Kuasa Kata: Menyapa

Saya pada awalnya mendesain blog ini sebagai gudang penyimpanan tulisan. Saya kemudian mengalihkan fungsinya sebagai ruang kemanusiaan. Layaknya seorang photografer, saya membingkai berbagai kehidupan manusia dalam beragam frame. Blog ini menawarkan senyuman, tetapi sekaligus air mata kehidupan.
Semoga setiap nama dan peristiwa dalam blog ini menyapa hidup pembaca. Kata yang baik memiliki kuasa untuk menyapa.

Mutiara Andalas, S.J.


Wednesday, September 19, 2007

Membingkai Hidup Korban


Perkenalkan teman yang duduk di samping saya ini Albertus Suryo Wicaksono. Belum kenal dia? Ia koordinator riset lapangan di Solidaritas Nusa Bangsa dan Kasut Perdamaian. Masih penasaran? Nich linknya www.snb.or.id Omong-omong dia teman satu kuliah – meski ia berada dalam generasi lebih jadul – di Sekolah Tinggi Filsafat Driyakara, Jakarta.

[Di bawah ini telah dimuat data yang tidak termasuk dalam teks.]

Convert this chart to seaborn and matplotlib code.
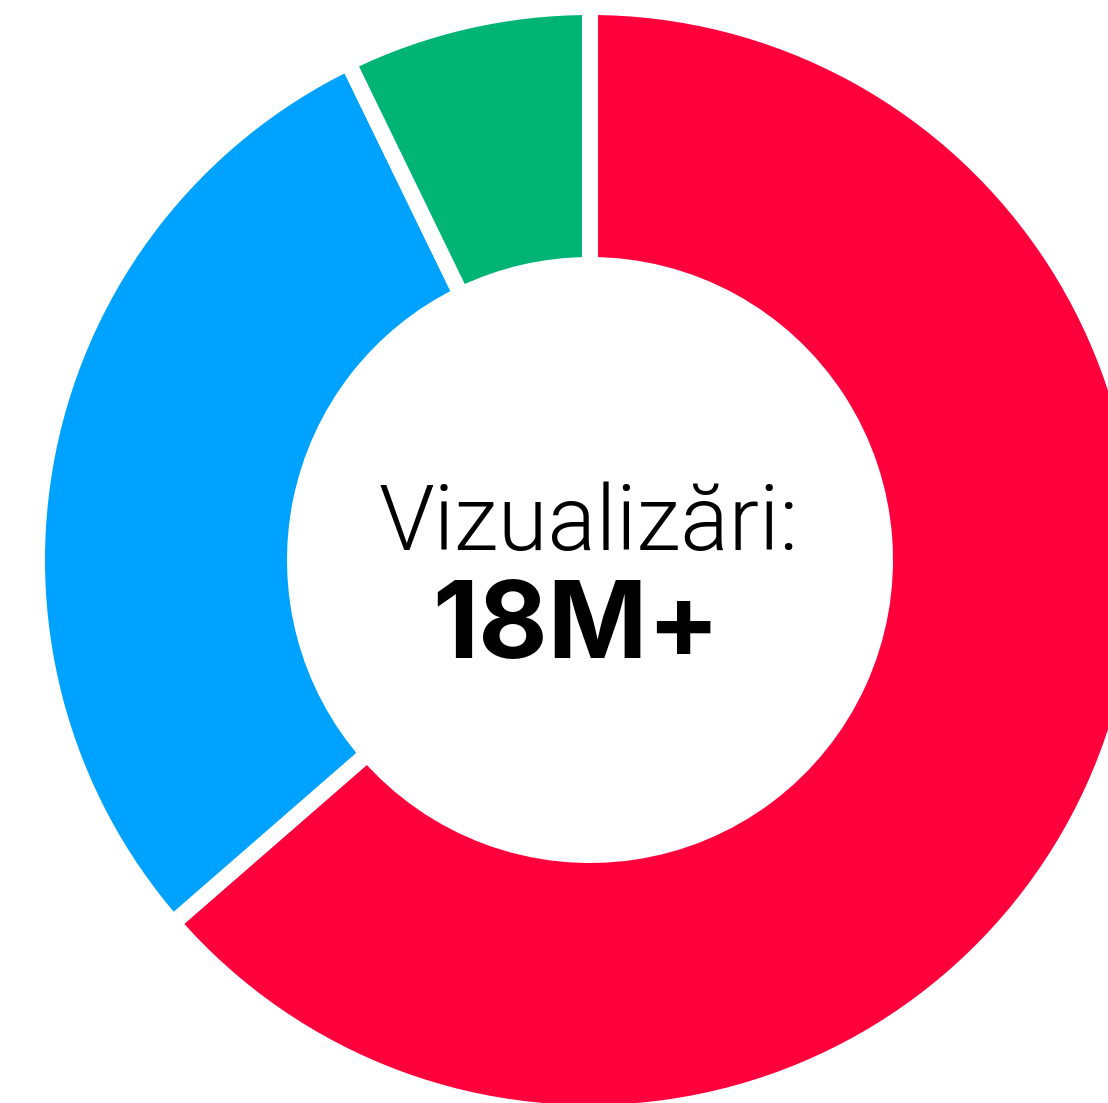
import matplotlib
matplotlib.use("Agg")
import matplotlib.pyplot as plt
import seaborn as sns

# Share of views by segment (read from the donut, percent)
segments = ["A", "B", "C"]
shares = [63.6, 29.2, 7.2]
colors = ["#FF003C", "#00A2FF", "#00B476"]

label_top = "Vizualizări:"
label_main = "18M+"

sns.set_theme(style="white")
plt.rcParams['font.family'] = ['Roboto', 'DejaVu Sans']

W, H = 1108, 1103
fig = plt.figure(figsize=(W / 100, H / 100), dpi=100)
ax = fig.add_axes([0, 0, 1, 1])

cx, cy = 590, H - 560
gap = 16  # px
ax.pie(
    shares,
    colors=colors,
    startangle=90,
    counterclock=False,
    center=(cx, cy),
    radius=545 + gap / 2,
    wedgeprops=dict(width=242 + gap, edgecolor="white", linewidth=gap * 0.72),
    frame=True,
)

ax.text(589, H - 550, label_top, ha="center", va="baseline",
        fontsize=65, fontweight=300, color="black")
ax.text(576, H - 658, label_main, ha="center", va="baseline",
        fontsize=77, fontweight="bold", color="black",
        family=["Inter", "DejaVu Sans"])

ax.set_xlim(0, W)
ax.set_ylim(0, H)
ax.set_aspect("equal")
ax.axis("off")

fig.savefig("out.png", dpi=100, facecolor="white")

Ia sedang tur di beberapa kota di Amerika Serikat. Beni Bevly - www.overseasthinktankforindonesia.com, Jennie - www.jennieforindonesia.com, dan saya menjadi bodyguards kalau-kalau terlalu banyak fans yang minta tanda tangan Suryo. Saya beruntung bisa mendampingi dia dalam tour kemanusiaan di Sacramento dan Oakland. Kehadiran dia sangat istimewa karena ia membawa pengalaman korban peristiwa di sekitar 1965.
Harus diakui terlalu banyak studi berasyik masyuk dengan ‘high politics.’ Korban sering tersingkir dengan focus studi akademik macam begini. Suryo dalam arti tertentu adalah aktivis kemanusiaan yang ‘langka dan pantas dilestarikan.’ Ia membongkar identitas pelaku kekerasan negara dengan menyingkap identitas korban. Ia menggali situs-situs yang kemungkinan dipakai oleh militer untuk mengubur massa yang didakwa tanpa alasan sebagai yang berafiliasi politik dengan Partai Komunis Indonesia.
Sore itu kami berkunjung ke Museum Holocaust di Berkeley. Saat perjalanan pulang, kami sadar pentingnya pembingkaian pengalaman korban. Pembingkaian pengalaman korban membuat kita memiliki ingatan sosial terhadap korban tragedi kekerasan negara. Di Indonesia, pengalaman korban itu bertumpuk-tumpuk tetapi kita belum banyak memiliki bingkai seperti di tempat yang kami kunjungi, sebuah museum. Tak heran, salah satu obsesi Suryo adalah membangun sebuah monumen untuk membingkai hidup korban dari ancaman pelupaan sosial. Ia ingin monumen itu menjadi tempat berlangsungnya rekonsiliasi sosial.

9 comments:

Jennie S. Bev said...

"Jadul"? Waak, bahasanya udah "bukan main" deh. Itu lagi yang satu lagi postingannya okem banget. ;)

Jennie

Mutiara Andalas said...

Jadul: Jaman Dulu. Zamannya Rhoma Irama masih pakai celana cutbrai. Ha...ha...ha...

Jennie S. Bev said...

Ngebayangin aja udah ngakak...

Mutiara Andalas said...

itu zaman papi dan mami masih sma...

Anonymous said...

Terima kasih Romo dan Mas Suryo telah membagi sejarah dan photo kenangan "tempo-doeloe" yang tak terlupa sewaktu ke Sacto. Dengan hadirnya Solidaritas Nusa Bangsa dan Kasut Perdamaian dapat menjadi perluasan solidaritas dan membawa perdamaian yang mewakili suara para korban kekerasan. Semoga.....

Sr-Sacto.

Mutiara Andalas said...

makasih Surya atas commentnya. Semua pengen balik lagi ke Sacramento lho. Mereka menemukaan "home base" di situ. Mereka sangat, sangat, sangat terkesan saat di Sacramento.

Anonymous said...

Silakan balik lagi ke Sacto dengan Mas Suryo, Beni dengan Jennie Juga "salam kenal-Jennie".
Ke Sacramento aku kan kembali.....

Mutiara Andalas said...

Neng atau Mbakayu atau Nimas Jennie ini yang mengajari saya buat blog: www.jennieforindonesia.com
so, silakan kunjungi website gurunya...

JennieSBev.com said...

Kapan2 kalau kami berdua ke Sacramento, akan hubungi Romo dan Surya. God bless.